I have taken particular joy in the jokes surrounding Mike Pence’s refusal to eat dinner with a woman other than his wife. This is because I grew up in an evangelical Christian culture where such rules were very much in force — to the extent that they didn’t even need to be talked about. In fact, it is only the Pence controversy that made me consciously aware of how pervasive they were, and the experience has been like recognizing a pun for the first time in a phrase you’ve been repeating for decades.
The rule is that every male-female relationship tends toward possession — marriage being the logical endpoint, though dating is supposed to operate by the same logic. (By the way, to the women I dated while I was still processing all this: apologies for the weird possessiveness.) There is a felt pressure to stake a claim (one must “officially” be on record as being attracted to some member of the opposite sex at all times) and any interaction between your possession and another potential rival is a challenge. There is a certain egalitarianism in this, insofar as women are supposed to be just as possessive and suspicious. The ideal order of operations is to get married and then express the ultimate possession through having sex, but if the latter occurs first in an irreversible way (i.e., pregnancy), the order can and must be reversed.
My dad shared with me a tendency to prefer the company of women, and in retrospect I realize that this caused a degree of uncomfortable joking. Everyone realized that he wasn’t a threat, hence joking rather than hostility — but potential friendships were definitely thwarted. People, including family members, even joked around about his relationship with my aunt, i.e., his own wife’s younger sister whom he had known since she was a very young high schooler.

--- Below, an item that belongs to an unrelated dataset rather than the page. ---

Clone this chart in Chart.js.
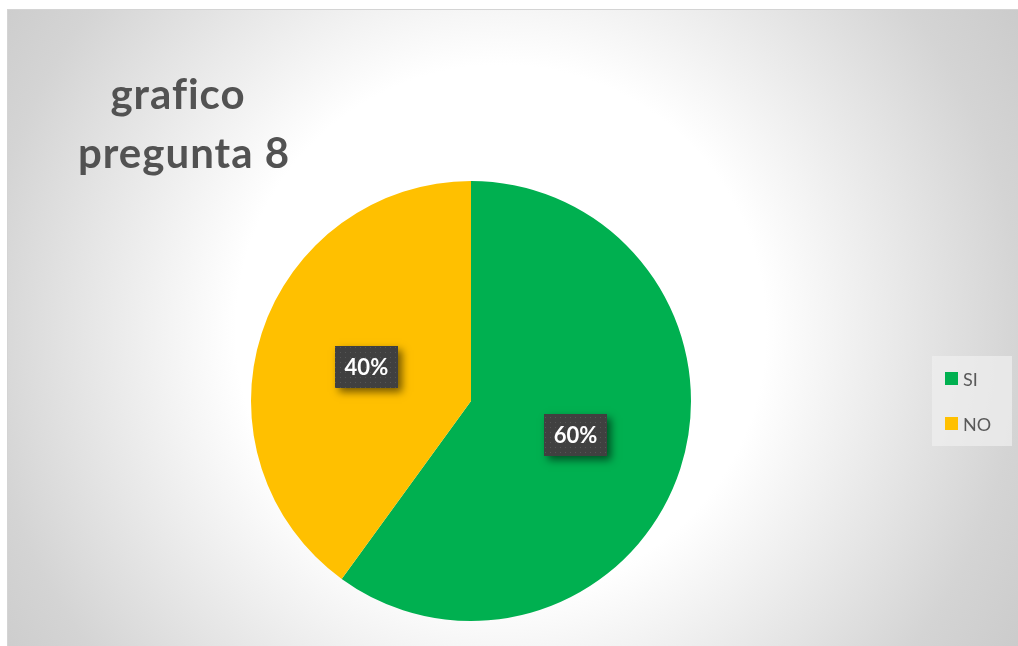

What is the purpose behind such norms and prohibitions? In retrospect, I believe it was actually to incite heterosexual desire. By making hetero-eroticism omnipresent, dangerous, and perpetually endangered, it aimed to introduce a certain drama and intensity to the ostensibly “natural” course of things. The difficulty, of course, is that a form of desire sustained by the danger of transgression is not going to be very functional once the prohibition is lifted — hence the proverbial decline in sex drive among married couples. The network of prohibitions remind you that your possession is never fully secure and hence that your claim must be perpetually renewed, but more importantly, the implication that you will attempt to have sex with everyone you take to Panera Bread after work reminds you that you are supposed to have these dangerous desires and must channel them in the appropriate directions. Without the prohibition to lust after another man’s wife, they would forget to lust after their own.